• _What you are asked to do_
Comb through the entries for "standalone" and pull out each line that holds it.

──────── The records

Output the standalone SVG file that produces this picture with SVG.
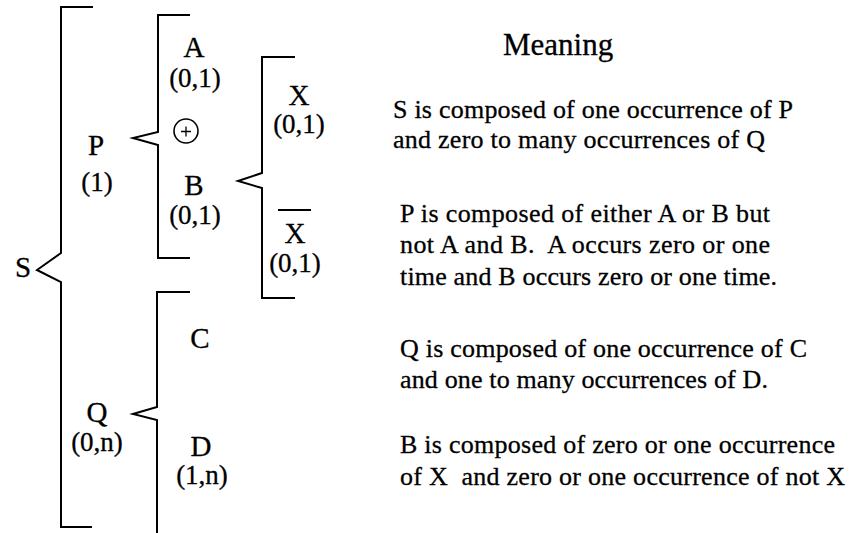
<svg xmlns="http://www.w3.org/2000/svg" width="850" height="533" viewBox="0 0 850 533">
<style>
.t{font-family:"Liberation Serif","Times New Roman",serif;fill:#000;stroke:#000;stroke-width:0.3}
.L{font-size:29px;text-anchor:middle}
.m{font-size:27px;text-anchor:middle}
.b{font-size:26px;white-space:pre}
.br{fill:none;stroke:#000;stroke-width:2;stroke-linejoin:miter}
</style>
<rect width="850" height="533" fill="#fff"/>
<g id="connectors">
<path class="br" d="M93,7 H61 V253 L37,270 L61,282 V527 H92"/>
<path class="br" d="M190,15 H158 V132 L133,138 L158,145 V258 H190"/>
<path class="br" d="M295,57 H262 V173 L238,181 L262,188 V298 H295"/>
<path class="br" d="M190,292 H157 V407 L133,414 L157,420 V533"/>
</g>
<g id="S"><text class="t L" x="23" y="277">S</text></g>
<g id="P"><text class="t L" x="96" y="155">P</text><text class="t m" x="97" y="191">(1)</text></g>
<g id="A"><text class="t L" x="194" y="57">A</text><text class="t m" x="195" y="87">(0,1)</text></g>
<g id="xor"><circle cx="186" cy="131" r="12" fill="none" stroke="#000" stroke-width="1.6"/><path d="M181,131.5 H191 M186,126.5 V136.5" stroke="#000" stroke-width="1.3"/></g>
<g id="B"><text class="t L" x="194" y="195">B</text><text class="t m" x="195" y="224">(0,1)</text></g>
<g id="X"><text class="t L" x="299" y="105">X</text><text class="t m" x="299" y="133">(0,1)</text></g>
<g id="notX"><line x1="278" y1="210" x2="311" y2="210" stroke="#000" stroke-width="2"/><text class="t L" x="295" y="243">X</text><text class="t m" x="295" y="272">(0,1)</text></g>
<g id="Q"><text class="t L" x="97" y="422">Q</text><text class="t m" x="97" y="451">(0,n)</text></g>
<g id="C"><text class="t L" x="200" y="348">C</text></g>
<g id="D"><text class="t L" x="201" y="456">D</text><text class="t m" x="202" y="484">(1,n)</text></g>
<g id="meaning">
<text class="t" x="503" y="55" font-size="31">Meaning</text>
<text class="t b" x="393" y="118" textLength="400">S is composed of one occurrence of P</text>
<text class="t b" x="393" y="148" textLength="372">and zero to many occurrences of Q</text>
<text class="t b" x="400" y="222" textLength="370">P is composed of either A or B but</text>
<text class="t b" x="400" y="253" textLength="370">not A and B.  A occurs zero or one</text>
<text class="t b" x="400" y="285" textLength="377">time and B occurs zero or one time.</text>
<text class="t b" x="400" y="357" textLength="407">Q is composed of one occurrence of C</text>
<text class="t b" x="400" y="388" textLength="368">and one to many occurrences of D.</text>
<text class="t b" x="400" y="453" textLength="435">B is composed of zero or one occurrence</text>
<text class="t b" x="400" y="485" textLength="445">of X  and zero or one occurrence of not X</text>
</g>
</svg>
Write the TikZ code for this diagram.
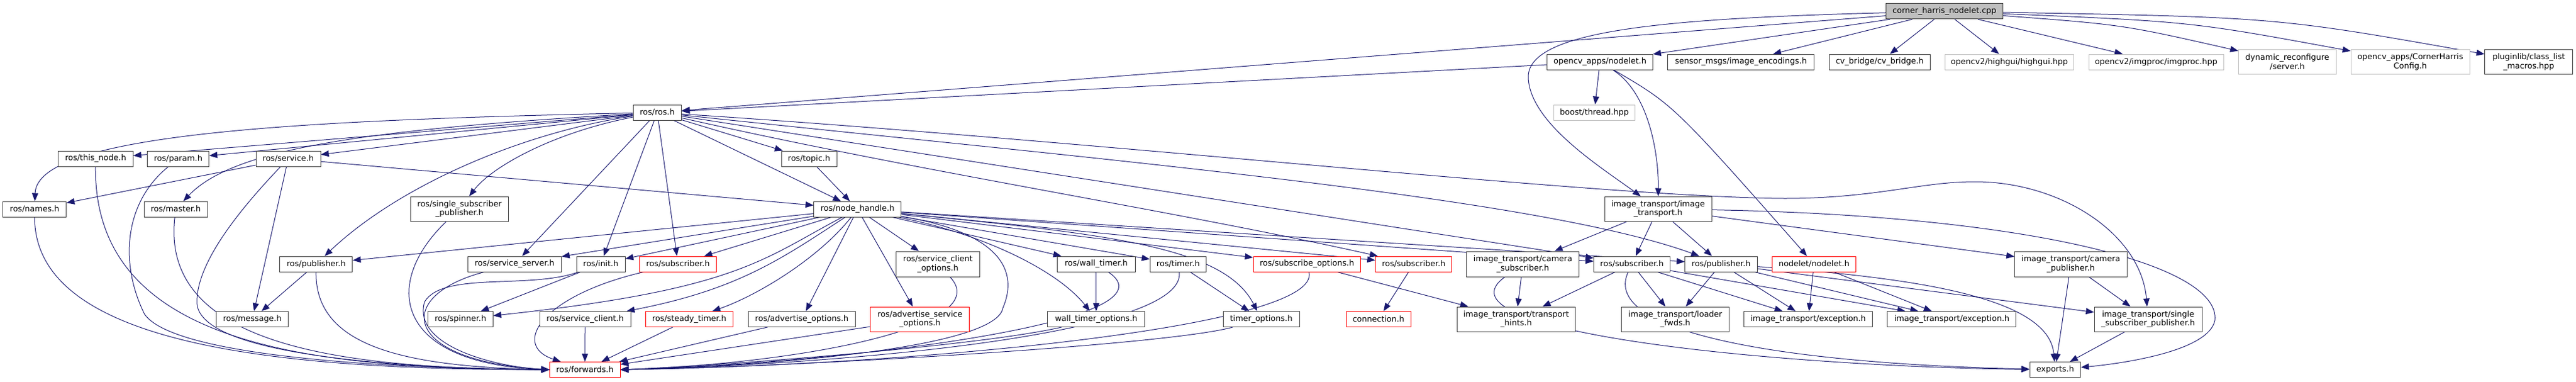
\documentclass[tikz,border=0pt]{standalone}
\usepackage{fontspec}
\setmainfont{DejaVu Sans}
\usetikzlibrary{arrows.meta,backgrounds}
\definecolor{edgec}{RGB}{25,25,112}
\definecolor{bordc}{RGB}{64,64,64}
\definecolor{greyc}{RGB}{191,191,191}
\begin{document}
\begin{tikzpicture}[x=1pt,y=-1pt,
 nd/.style={draw=bordc, line width=1pt, fill=white, inner sep=0pt, align=center, font=\fontsize{13}{14.5}\selectfont},
 rd/.style={nd, draw=red},
 gr/.style={nd, draw=greyc},
 e/.style={draw=edgec, line width=1pt, -{Triangle[length=13pt,width=10pt]}}]
\useasboundingbox (0,0) rectangle (4187,619);
% top
\node[nd, fill=greyc, minimum width=190pt, minimum height=25pt] (root) at (3160.5,18.3) {corner\_harris\_nodelet.cpp};
\node[nd, minimum width=238pt, minimum height=25pt] (enc) at (2829.7,100.5) {sensor\_msgs/image\_encodings.h};
\node[nd, minimum width=164pt, minimum height=25pt] (cvb) at (3055.2,100.5) {cv\_bridge/cv\_bridge.h};
\node[gr, minimum width=209pt, minimum height=25pt] (hig) at (3266,100.5) {opencv2/highgui/highgui.hpp};
\node[gr, minimum width=219pt, minimum height=25pt] (imp) at (3504.5,100.5) {opencv2/imgproc/imgproc.hpp};
\node[gr, minimum width=158.6pt, minimum height=40pt] (dyn) at (3717.8,100.5) {dynamic\_reconfigure\\/server.h};
\node[gr, minimum width=193pt, minimum height=40pt] (chc) at (3917.6,100.5) {opencv\_apps/CornerHarris\\Config.h};
\node[nd, minimum width=143pt, minimum height=40pt] (plg) at (4110.2,100.5) {pluginlib/class\_list\\\_macros.hpp};
\node[nd, minimum width=171.5pt, minimum height=25pt] (ocn) at (2600.5,100.5) {opencv\_apps/nodelet.h};
\node[gr, minimum width=131.7pt, minimum height=25pt] (bth) at (2591.3,182.5) {boost/thread.hpp};
\node[nd, minimum width=78.6pt, minimum height=25pt] (ros) at (1068.3,182.5) {ros/ros.h};
% row 3
\node[nd, minimum width=121.5pt, minimum height=25pt] (thn) at (155.4,257.5) {ros/this\_node.h};
\node[nd, minimum width=100pt, minimum height=25pt] (prm) at (289.7,257.5) {ros/param.h};
\node[nd, minimum width=105pt, minimum height=25pt] (svc) at (468.5,257.5) {ros/service.h};
\node[nd, minimum width=90pt, minimum height=25pt] (top) at (1315,257.5) {ros/topic.h};
\node[nd, minimum width=159pt, minimum height=40pt] (ssp) at (746.9,339) {ros/single\_subscriber\\\_publisher.h};
\node[nd, minimum width=174pt, minimum height=40pt] (itr) at (2695,339) {image\_transport/image\\\_transport.h};
% row 4
\node[nd, minimum width=102.7pt, minimum height=25pt] (nam) at (56.3,339.5) {ros/names.h};
\node[nd, minimum width=102.6pt, minimum height=25pt] (mas) at (285.7,339.5) {ros/master.h};
\node[nd, minimum width=142pt, minimum height=25pt] (nh) at (1393.8,339.5) {ros/node\_handle.h};
% row 5
\node[nd, minimum width=118pt, minimum height=25pt] (pubL) at (513.9,428.5) {ros/publisher.h};
\node[nd, minimum width=152pt, minimum height=25pt] (ssv) at (836.4,428.5) {ros/service\_server.h};
\node[nd, minimum width=79pt, minimum height=25pt] (ini) at (976.5,428.5) {ros/init.h};
\node[rd, minimum width=124.6pt, minimum height=25pt] (subR) at (1102,428.5) {ros/subscriber.h};
\node[nd, minimum width=136pt, minimum height=41pt] (sco) at (1524.4,428.5) {ros/service\_client\\\_options.h};
\node[nd, minimum width=126.8pt, minimum height=25pt] (wt) at (1781.7,428.5) {ros/wall\_timer.h};
\node[nd, minimum width=91.5pt, minimum height=25pt] (tim) at (1915,428.5) {ros/timer.h};
\node[rd, minimum width=174.6pt, minimum height=25pt] (sop) at (2124.3,428.5) {ros/subscribe\_options.h};
\node[rd, minimum width=124pt, minimum height=25pt] (subR2) at (2297.8,428.5) {ros/subscriber.h};
\node[nd, minimum width=182.6pt, minimum height=41pt] (csub) at (2475.2,428.5) {image\_transport/camera\\\_subscriber.h};
\node[nd, minimum width=123.7pt, minimum height=25pt] (subB) at (2652.5,428.5) {ros/subscriber.h};
\node[nd, minimum width=117.5pt, minimum height=25pt] (pubB) at (2797.5,428.5) {ros/publisher.h};
\node[rd, minimum width=136pt, minimum height=25pt] (ndl) at (2948.5,428.5) {nodelet/nodelet.h};
\node[nd, minimum width=182.5pt, minimum height=41pt] (cpub) at (3365.9,428.5) {image\_transport/camera\\\_publisher.h};
% row 6
\node[nd, minimum width=117.5pt, minimum height=25pt] (msg) at (410,518) {ros/message.h};
\node[nd, minimum width=105.8pt, minimum height=25pt] (spn) at (748.4,518) {ros/spinner.h};
\node[nd, minimum width=147.8pt, minimum height=25pt] (scl) at (951.1,518) {ros/service\_client.h};
\node[rd, minimum width=142.4pt, minimum height=25pt] (stt) at (1120.3,518) {ros/steady\_timer.h};
\node[nd, minimum width=174.6pt, minimum height=25pt] (ado) at (1303.3,518) {ros/advertise\_options.h};
\node[rd, minimum width=161.2pt, minimum height=40pt] (aso) at (1495.3,518) {ros/advertise\_service\\\_options.h};
\node[nd, minimum width=158pt, minimum height=25pt] (wto) at (1781.7,518) {wall\_timer\_options.h};
\node[nd, minimum width=124pt, minimum height=25pt] (tio) at (2050,518) {timer\_options.h};
\node[rd, minimum width=105pt, minimum height=25pt] (con) at (2240.5,518) {connection.h};
\node[nd, minimum width=192pt, minimum height=40pt] (thi) at (2464.3,518) {image\_transport/transport\\\_hints.h};
\node[nd, minimum width=174.6pt, minimum height=40pt] (ldf) at (2723,518) {image\_transport/loader\\\_fwds.h};
\node[nd, minimum width=209.4pt, minimum height=25pt] (ex1) at (2939,518) {image\_transport/exception.h};
\node[nd, minimum width=209pt, minimum height=25pt] (ex2) at (3172.4,518) {image\_transport/exception.h};
\node[nd, minimum width=175pt, minimum height=40pt] (itssp) at (3491.5,518) {image\_transport/single\\\_subscriber\_publisher.h};
% bottom
\node[rd, minimum width=114.7pt, minimum height=25pt] (fwd) at (950.7,600) {ros/forwards.h};
\node[nd, minimum width=82.7pt, minimum height=25pt] (exp) at (3340.4,600) {exports.h};

\begin{scope}[on background layer]
% root
\draw[e] (root) -- (ros);
\draw[e] (root) -- (ocn);
\draw[e] (root) -- (enc);
\draw[e] (root) -- (cvb);
\draw[e] (root) -- (hig);
\draw[e] (root) -- (imp);
\draw[e] (root) .. controls (3450,40) .. (dyn);
\draw[e] (root) .. controls (3560,35) .. (chc);
\draw[e] (root) .. controls (3700,28) .. (plg);
\draw[e] (root) .. controls (2700,30) and (2480,50) .. (2484,127) .. controls (2488,200) and (2600,270) .. (itr);
% opencv_apps/nodelet.h
\draw[e] (ocn) -- (ros);
\draw[e] (ocn) -- (bth);
\draw[e] (ocn) .. controls (2680,150) and (2696,250) .. (itr);
\draw[e] (ocn) .. controls (2720,170) .. (ndl);
% ros.h
\draw[e] (ros) .. controls (500,195) and (60,215) .. (nam);
\draw[e] (ros) -- (thn);
\draw[e] (ros) -- (prm);
\draw[e] (ros) -- (svc);
\draw[e] (ros) .. controls (600,210) and (380,240) .. (mas);
\draw[e] (ros) -- (top);
\draw[e] (ros) -- (nh);
\draw[e] (ros) .. controls (900,215) and (800,270) .. (ssp);
\draw[e] (ros) .. controls (850,215) and (650,300) .. (pubL);
\draw[e] (ros) -- (ssv);
\draw[e] (ros) -- (ini);
\draw[e] (ros) -- (subR);
\draw[e] (ros) .. controls (1800,230) and (2600,320) .. (2900,322) .. controls (3050,322) and (3120,295) .. (3210,295) .. controls (3350,295) and (3480,380) .. (itssp);
\draw[e] (ros) .. controls (1800,260) and (2500,320) .. (pubB);
\draw[e] (ros) -- (subB);
\draw[e] (ros) .. controls (1500,280) and (1900,340) .. (subR2);
% service.h, topic.h
\draw[e] (svc) -- (nam);
\draw[e] (svc) -- (msg);
\draw[e] (svc) -- (nh);
\draw[e] (top) -- (nh);
% into forwards from the left
\draw[e] (nam) .. controls (56,560) and (450,600) .. (fwd.west);
\draw[e] (thn) .. controls (152,560) and (500,598) .. (fwd.west);
\draw[e] (prm) .. controls (200,330) and (195,430) .. (235,510) .. controls (280,575) and (600,598) .. (fwd.west);
\draw[e] (mas) .. controls (260,560) and (550,598) .. (fwd.west);
\draw[e] (svc) .. controls (380,350) and (320,430) .. (320,490) .. controls (320,570) and (600,597) .. (fwd.west);
\draw[e] (pubL) .. controls (512,560) and (650,595) .. (fwd.west);
\draw[e] (ssp) .. controls (620,460) and (640,590) .. (fwd.west);
\draw[e] (ssv) .. controls (640,480) and (650,585) .. (fwd.west);
\draw[e] (ini) .. controls (860,470) and (720,440) .. (690,490) .. controls (670,560) and (800,595) .. (fwd.west);
\draw[e] (subR) .. controls (880,480) and (830,560) .. (fwd);
\draw[e] (pubL) -- (msg);
\draw[e] (ini) -- (spn);
% into forwards from above / right
\draw[e] (scl) -- (fwd);
\draw[e] (stt) -- (fwd);
\draw[e] (ado) -- (fwd);
\draw[e] (aso) -- (fwd);
\draw[e] (sco) .. controls (1620,530) and (1300,590) .. (fwd.east);
\draw[e] (nh) .. controls (1610,375) and (1660,430) .. (1630,500) .. controls (1620,560) and (1300,592) .. (fwd.east);
\draw[e] (wto) .. controls (1600,560) and (1200,592) .. (fwd.east);
\draw[e] (wt) .. controls (1920,520) and (1400,588) .. (fwd.east);
\draw[e] (tim) .. controls (1930,540) and (1400,590) .. (fwd.east);
\draw[e] (tio) .. controls (1900,560) and (1300,595) .. (fwd.east);
\draw[e] (sop) .. controls (2150,530) and (1500,592) .. (fwd.east);
% node_handle.h
\draw[e] (nh) -- (pubL);
\draw[e] (nh) -- (ssv);
\draw[e] (nh) -- (ini);
\draw[e] (nh) -- (subR);
\draw[e] (nh) .. controls (1240,420) and (1200,470) .. (spn);
\draw[e] (nh) .. controls (1270,420) and (1200,470) .. (scl);
\draw[e] (nh) .. controls (1330,420) and (1230,480) .. (stt);
\draw[e] (nh) -- (ado);
\draw[e] (nh) -- (aso);
\draw[e] (nh) -- (sco);
\draw[e] (nh) -- (wt);
\draw[e] (nh) .. controls (1600,380) and (1720,440) .. (wto);
\draw[e] (nh) -- (tim);
\draw[e] (nh) .. controls (1800,380) and (1990,400) .. (tio);
\draw[e] (nh) -- (sop);
\draw[e] (nh) -- (subR2);
\draw[e] (nh) -- (subB);
\draw[e] (nh) -- (pubB);
\draw[e] (wt) -- (wto);
\draw[e] (tim) -- (tio);
\draw[e] (sop) -- (thi);
\draw[e] (subR2) -- (con);
% image_transport.h
\draw[e] (itr) -- (csub);
\draw[e] (itr) -- (subB);
\draw[e] (itr) -- (pubB);
\draw[e] (itr) -- (cpub);
\draw[e] (itr) .. controls (3300,350) and (3610,430) .. (3600,520) .. controls (3590,570) and (3450,590) .. (exp);
\draw[e] (csub) -- (thi);
\draw[e] (csub) .. controls (2320,540) and (2900,595) .. (exp);
\draw[e] (subB) -- (thi);
\draw[e] (subB) -- (ldf);
\draw[e] (subB) -- (ex1);
\draw[e] (subB) -- (ex2);
\draw[e] (subB) .. controls (2600,540) and (2900,590) .. (exp);
\draw[e] (pubB) -- (ldf);
\draw[e] (pubB) -- (ex1);
\draw[e] (pubB) -- (ex2);
\draw[e] (pubB) -- (itssp);
\draw[e] (pubB) .. controls (3100,450) and (3330,480) .. (exp);
\draw[e] (ndl) -- (ex1);
\draw[e] (ndl) -- (ex2);
\draw[e] (cpub) -- (exp);
\draw[e] (cpub) -- (itssp);
\draw[e] (itssp) -- (exp);
\end{scope}
\end{tikzpicture}
\end{document}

────────────────

• _Output below_
Output the standalone SVG file that produces this picture with SVG.
\documentclass[tikz,border=0pt]{standalone}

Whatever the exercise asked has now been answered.